With the exception of the fledgling private sector, very little in the economy is working. Dependent on tourism, the Port of Mariel Special Development Zone and a few factories, it is concentrated in the hands of the Business Administration Group (GAESA) under the direction of Major General Luís Alberto Rodríguez López-Callejas.
As for the Revolutionary Armed Forces (FAR), the Cuban constitution stipulates that the president of the Council of State is supreme commander. His principal deputies are army generals Leopoldo Cintra Frías, Álvaro López Miera, Ramón Espinosa Martín, Joaquín Quinta Solas. There are also Brigadier General Lucio Morales Abad, Raúl Rodríguez Lobaina and Onelio Aguilera Bermúdez, who trained under the command of Raúl Castro when he led that institution. All of them are members of the Communist Party Politburo and Central Committee.
Additionally there is the National Defense Council, which can be summoned by the president of the Council of State at will. In special circumstances, it can become the main organ of governmental and and political power, to which even the provincial and city party secretaries are subordinate.
As a result, the current President holds all the reins of power, allowing him to take Cuba down the necessary path with little or no opposition.
Since the unfeasibility of the current political and economic model is the root cause of people’s apathy and despair, of the mass exodus and of economic inefficiency, any reform that is implemented must attack this fundamental cause. Adopting measures aimed at changing things in order to avoid change, as happened before, would be totally useless today.
Time has completely run out. Although it holds all the reins of power, the government cannot afford to use them for anything other than to effect profound transformation. This is as necessary for resolving the crisis as it is useless for making cosmetic changes or trying to hold onto power in the long term.
Time has been lost but the new scenario, though more complex than those before, offers one last chance for those in power to effect significant change to in a orderly fashion. Totalitarianism is utterly spent. Therefore, regardless of what the government wants, change is inevitable for the government itself. This is the unique feature of the new scenario, which is the ultimate outgrowth of process begun in 1959.
Among the many difficulties are the need for large investments and, therefore, a large influx of foreign capital, which would require new revisions to the country’s investment law; implementing constitutional changes to give legal legitimacy to successors who did not participate in the 1959 revolution; an economy capable of reassuring a dissatisfied populace; changes to property laws to allow producers to own their means of production.

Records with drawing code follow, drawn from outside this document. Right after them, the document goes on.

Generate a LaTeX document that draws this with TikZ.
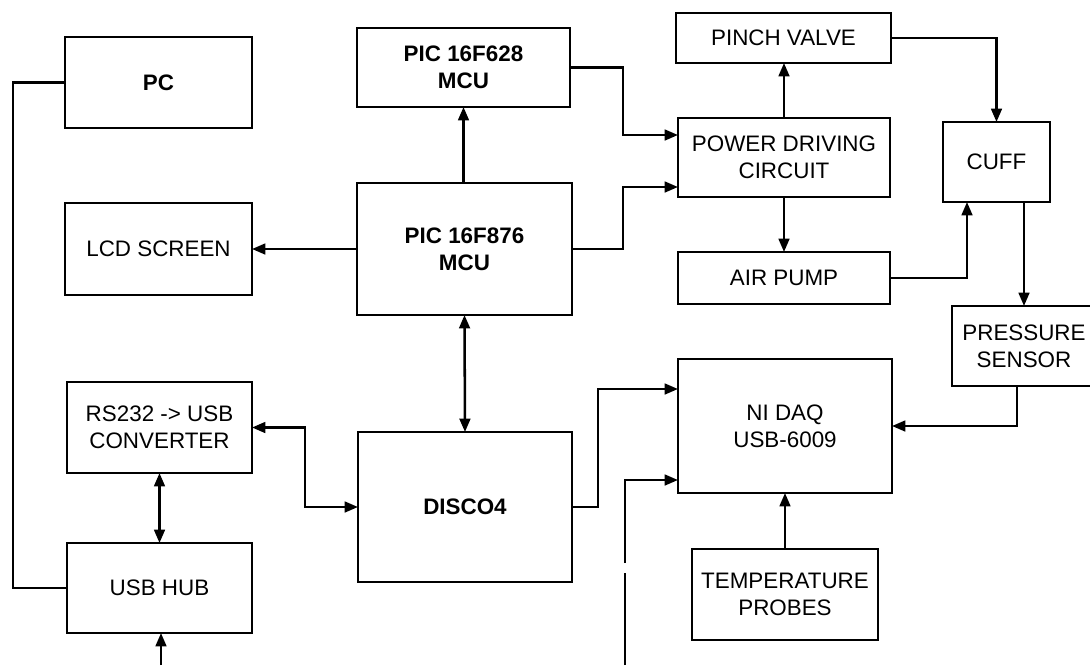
\documentclass[tikz,border=0pt]{standalone}
\usepackage{fontspec}
\setmainfont{Liberation Sans}
\usetikzlibrary{arrows.meta}
\begin{document}
\begin{tikzpicture}[x=0.75pt,y=-0.75pt,
  box/.style={draw,line width=2.2pt,fill=white,inner sep=0pt,outer sep=0pt,align=center,
    font=\fontsize{16.8}{20}\selectfont},
  bbox/.style={box,font=\fontsize{16.8}{20}\selectfont\bfseries},
  conn/.style={line width=1.9pt},
  arr/.style={conn,-{Triangle[length=10pt,width=8pt]}},
  darr/.style={conn,{Triangle[length=10pt,width=8pt]}-{Triangle[length=10pt,width=8pt]}}]
\useasboundingbox (0,0) rectangle (1090,665);
\fill[white] (0,0) rectangle (1090,665);
\clip (0,0) rectangle (1090,665);
% left column
\node[bbox,minimum width=140.25pt,minimum height=68.25pt] (pc) at (158.5,82.5) {PC};
\node[box,minimum width=140.25pt,minimum height=69pt] (lcd) at (158.5,249) {LCD SCREEN};
\node[box,minimum width=138.75pt,minimum height=68.25pt] (rs) at (159.5,427.5) {RS232 -> USB\\CONVERTER};
\node[box,minimum width=138.75pt,minimum height=67.5pt] (hub) at (159.5,588) {USB HUB};
% middle column
\node[bbox,minimum width=159.75pt,minimum height=59.25pt] (p628) at (463.5,67.5) {PIC 16F628\\MCU};
\node[bbox,minimum width=161.25pt,minimum height=99pt] (p876) at (464.5,249) {PIC 16F876\\MCU};
\node[bbox,minimum width=160.5pt,minimum height=112.5pt] (disco) at (465,507) {DISCO4};
% right-middle column
\node[box,minimum width=161.25pt,minimum height=37.5pt] (pinch) at (783.5,38) {PINCH VALVE};
\node[box,minimum width=159pt,minimum height=59.25pt] (power) at (784,157.5) {POWER DRIVING\\CIRCUIT};
\node[box,minimum width=159pt,minimum height=39pt] (pump) at (784,278) {AIR PUMP};
\node[box,minimum width=160.5pt,minimum height=100.5pt] (daq) at (785,426) {NI DAQ\\USB-6009};
\node[box,minimum width=139.5pt,minimum height=68.25pt] (temp) at (785,594.5) {TEMPERATURE\\PROBES};
% right column
\node[box,minimum width=80.25pt,minimum height=60pt] (cuff) at (996.5,162) {CUFF};
\node[box,minimum width=108pt,minimum height=60pt] (press) at (1024,346) {PRESSURE\\SENSOR};
% free ends
\coordinate (usbin) at (161,665);
\coordinate (daqin) at (625,665);
\coordinate (daqgapA) at (625,573);
\coordinate (daqgapB) at (625,563);
% connectors
\draw[conn] (pc.west) -- ++(-52,0) |- (hub.west);
\draw[arr] (p876.west) -- (lcd.east);
\draw[arr] (p876.north -| p628.south) -- (p628.south);
\draw[darr] (p876.south) -- (disco.north);
\draw[arr] (p628.east) -- ++(53,0) |- ([yshift=16.875pt]power.west);
\draw[arr] (p876.east) -- ++(51,0) |- ([yshift=-22.125pt]power.west);
\draw[arr] (power.north) -- (pinch.south -| power.north);
\draw[arr] (power.south) -- (pump.north);
\draw[arr] (pinch.east) -| (cuff.north);
\draw[arr] (pump.east) -| ([xshift=-22.125pt]cuff.south);
\draw[arr] (press.north |- cuff.south) -- (press.north);
\draw[arr] ([xshift=-5.25pt]press.south) |- (daq.east);
\draw[arr] (temp.north) -- (daq.south);
\draw[arr] (disco.east) -- ++(26,0) |- ([yshift=27.75pt]daq.west);
\draw[conn] (daqin) -- (daqgapA);
\draw[arr] (daqgapB) |- ([yshift=-40.5pt]daq.west);
\draw[darr] (rs.east) -- ++(53,0) |- (disco.west);
\draw[darr] (rs.south) -- (hub.north);
\draw[arr] (usbin) -- (usbin |- hub.south);
\end{tikzpicture}
\end{document}
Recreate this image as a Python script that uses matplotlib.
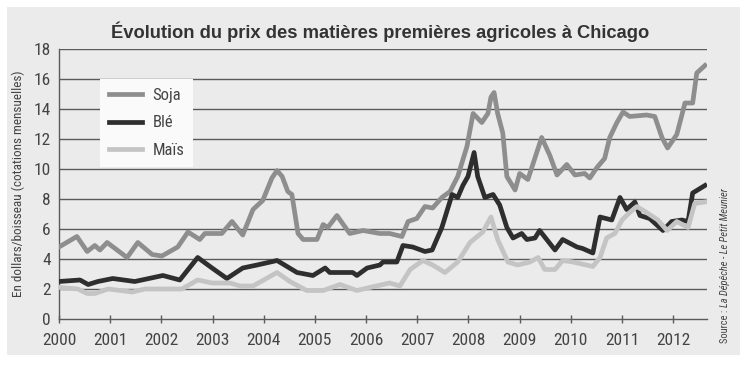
import matplotlib
matplotlib.use("Agg")
import matplotlib.pyplot as plt
from matplotlib.patches import Rectangle
from matplotlib import font_manager

# Monthly quotations (dollars per bushel)
soja_years = [2000.00, 2000.35, 2000.55, 2000.70, 2000.80, 2000.94, 2001.33, 2001.54,
              2001.82, 2002.01, 2002.32, 2002.52, 2002.75, 2002.85, 2003.18, 2003.38,
              2003.59, 2003.79, 2003.98, 2004.16, 2004.26, 2004.36, 2004.47, 2004.55,
              2004.67, 2004.77, 2005.04, 2005.16, 2005.25, 2005.43, 2005.68, 2005.94,
              2006.27, 2006.46, 2006.70, 2006.82, 2006.99, 2007.15, 2007.30, 2007.48,
              2007.64, 2007.79, 2007.97, 2008.09, 2008.26, 2008.38, 2008.44, 2008.50,
              2008.57, 2008.67, 2008.75, 2008.91, 2009.00, 2009.16, 2009.43, 2009.59,
              2009.73, 2009.92, 2010.08, 2010.27, 2010.37, 2010.51, 2010.66, 2010.76,
              2010.90, 2011.02, 2011.15, 2011.48, 2011.64, 2011.78, 2011.89, 2012.07,
              2012.23, 2012.38, 2012.46, 2012.62]
soja = [4.8, 5.5, 4.5, 4.9, 4.6, 5.1, 4.1, 5.1,
        4.3, 4.2, 4.8, 5.8, 5.3, 5.7, 5.7, 6.5,
        5.6, 7.3, 7.9, 9.4, 9.9, 9.5, 8.5, 8.3,
        5.7, 5.3, 5.3, 6.3, 6.1, 6.9, 5.7, 5.9,
        5.7, 5.7, 5.5, 6.5, 6.7, 7.5, 7.4, 8.1,
        8.5, 9.5, 11.5, 13.7, 13.1, 13.7, 14.8, 15.1,
        13.7, 12.4, 9.5, 8.6, 9.7, 9.3, 12.1, 10.9,
        9.6, 10.3, 9.6, 9.7, 9.4, 10.1, 10.7, 12.1,
        13.1, 13.8, 13.5, 13.6, 13.5, 12.1, 11.4, 12.3,
        14.4, 14.4, 16.4, 16.9]

ble_years = [2000.00, 2000.41, 2000.57, 2000.76, 2001.05, 2001.48, 2002.03, 2002.36,
             2002.71, 2002.99, 2003.28, 2003.59, 2003.87, 2004.26, 2004.65, 2004.96,
             2005.20, 2005.29, 2005.74, 2005.82, 2006.02, 2006.27, 2006.33, 2006.60,
             2006.72, 2006.91, 2007.15, 2007.29, 2007.48, 2007.68, 2007.79, 2007.89,
             2007.99, 2008.11, 2008.18, 2008.32, 2008.48, 2008.61, 2008.75, 2008.87,
             2009.04, 2009.14, 2009.30, 2009.39, 2009.69, 2009.84, 2010.12, 2010.23,
             2010.43, 2010.57, 2010.80, 2010.96, 2011.09, 2011.25, 2011.35, 2011.54,
             2011.80, 2011.97, 2012.17, 2012.29, 2012.38, 2012.62]
ble = [2.5, 2.6, 2.3, 2.5, 2.7, 2.5, 2.9, 2.6,
       4.1, 3.4, 2.7, 3.4, 3.6, 3.9, 3.1, 2.9,
       3.4, 3.1, 3.1, 2.9, 3.4, 3.6, 3.8, 3.8,
       4.9, 4.8, 4.5, 4.6, 6.1, 8.3, 8.1, 8.9,
       9.5, 11.1, 9.5, 8.1, 8.3, 7.6, 6.1, 5.4,
       5.7, 5.3, 5.4, 5.9, 4.6, 5.3, 4.8, 4.7,
       4.4, 6.8, 6.6, 8.1, 7.3, 7.8, 6.9, 6.7,
       5.9, 6.5, 6.6, 6.5, 8.4, 8.9]

mais_years = [2000.02, 2000.37, 2000.55, 2000.70, 2000.96, 2001.43, 2001.68, 2002.40,
              2002.71, 2002.99, 2003.34, 2003.54, 2003.79, 2004.26, 2004.51, 2004.84,
              2005.16, 2005.49, 2005.82, 2006.07, 2006.46, 2006.66, 2006.86, 2007.11,
              2007.30, 2007.54, 2007.79, 2008.03, 2008.28, 2008.44, 2008.57, 2008.77,
              2008.96, 2009.20, 2009.36, 2009.49, 2009.69, 2009.84, 2010.04, 2010.43,
              2010.57, 2010.70, 2010.86, 2011.00, 2011.15, 2011.29, 2011.48, 2011.70,
              2011.88, 2012.07, 2012.29, 2012.42, 2012.62]
mais = [2.1, 2.0, 1.7, 1.7, 2.0, 1.8, 2.0, 2.0,
        2.6, 2.4, 2.4, 2.2, 2.2, 3.1, 2.5, 1.9,
        1.9, 2.3, 1.9, 2.1, 2.4, 2.2, 3.3, 3.9,
        3.6, 3.1, 3.8, 5.1, 5.8, 6.8, 5.3, 3.8,
        3.6, 3.8, 4.1, 3.3, 3.3, 3.9, 3.8, 3.5,
        4.1, 5.4, 5.7, 6.6, 7.1, 7.5, 7.1, 6.6,
        5.9, 6.5, 6.1, 7.7, 7.8]

year_ticks = list(range(2000, 2013))
value_ticks = list(range(0, 19, 2))

installed = {f.name for f in font_manager.fontManager.ttflist}
NARROW = [f for f in ["Liberation Sans Narrow", "Roboto Condensed", "Liberation Sans"]
          if f in installed] + ["DejaVu Sans"]
plt.rcParams["font.family"] = NARROW
TEXT = "#444444"
GRID = "#5a5a5a"
LW = 3.4

fig = plt.figure(figsize=(7.47, 3.65), dpi=100)
fig.patches.append(Rectangle((7 / 747, 1 - 355 / 365), 733 / 747, 348 / 365,
                             transform=fig.transFigure, facecolor="#ebebeb",
                             edgecolor="none", zorder=-10))

ax = fig.add_axes([59 / 747, 1 - 319 / 365, 648 / 747, 270 / 365])
ax.set_facecolor("none")

ax.plot(soja_years, soja, color="#8e8e8e", lw=LW, label="Soja", zorder=3,
        solid_joinstyle="round")
ax.plot(ble_years, ble, color="#2e2e2e", lw=LW, label="Blé", zorder=4,
        solid_joinstyle="round")
ax.plot(mais_years, mais, color="#c4c4c4", lw=LW, label="Maïs", zorder=5,
        solid_joinstyle="round")

ax.set_xlim(2000, 2012.66)
ax.set_ylim(0, 18)
ax.set_xticks(year_ticks)
ax.set_yticks(value_ticks)
ax.tick_params(axis="x", direction="inout", length=6, width=1, color=GRID,
               labelsize=12.5, labelcolor=TEXT, pad=7)
ax.tick_params(axis="y", length=0, labelsize=12.5, labelcolor=TEXT, pad=6)
for v in value_ticks[1:]:
    ax.axhline(v, color=GRID, lw=1, zorder=1)
for side in ["top", "right"]:
    ax.spines[side].set_visible(False)
for side in ["left", "bottom"]:
    ax.spines[side].set_color(GRID)
    ax.spines[side].set_linewidth(1)

ax.set_ylabel("En dollars/boisseau (cotations mensuelles)", fontsize=9.5,
              color=TEXT, labelpad=6)

leg = ax.legend(loc="upper left", bbox_to_anchor=(0.063, 0.89), borderaxespad=0,
                fontsize=12, frameon=True, fancybox=False, handlelength=2.0,
                handletextpad=0.6, labelspacing=0.75, borderpad=0.55)
leg.get_frame().set_facecolor("#fafafa")
leg.get_frame().set_edgecolor("none")
leg.get_frame().set_alpha(1)
leg.set_zorder(6)
for t in leg.get_texts():
    t.set_color(TEXT)

fig.text(380 / 747, 1 - 32 / 365,
         "Évolution du prix des matières premières agricoles à Chicago",
         ha="center", va="center", fontsize=13.2, fontweight="bold",
         color="#333333", family=["Liberation Sans", "DejaVu Sans"])

# source note: upright "Source :" then italic names, reading upwards
src_x = 725 / 747
src1 = fig.text(src_x, 1 - 343 / 365, "Source : ", rotation=90, ha="center",
                va="bottom", fontsize=7.5, color=TEXT)
fig.canvas.draw()
bb = src1.get_window_extent()
fig.text(src_x, bb.y1 / fig.bbox.height, "La Dépêche - Le Petit Meunier",
         rotation=90, ha="center", va="bottom", fontsize=7.5, color=TEXT,
         style="italic")

fig.savefig("out.png", dpi=100)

For these transformations to be beneficial, they have to be accompanied by transformations in the area of human rights and freedoms.
One of the most feasible possibilities is for the government to take the Vietnamese route. The dilemma of such an approach is that Vietnam’s reforms did not address civil and political freedoms. Given Cuba’s history and culture, this is something that will be impossible to ignore once economic reforms are under way.
In the short term, what happens from this point on will be decisive for Cuba and its society but also for the current government. It is a difficult but inescapable challenge in a landscape without godfathers, without Fidel, with an economy in freefall, and for a people without hope.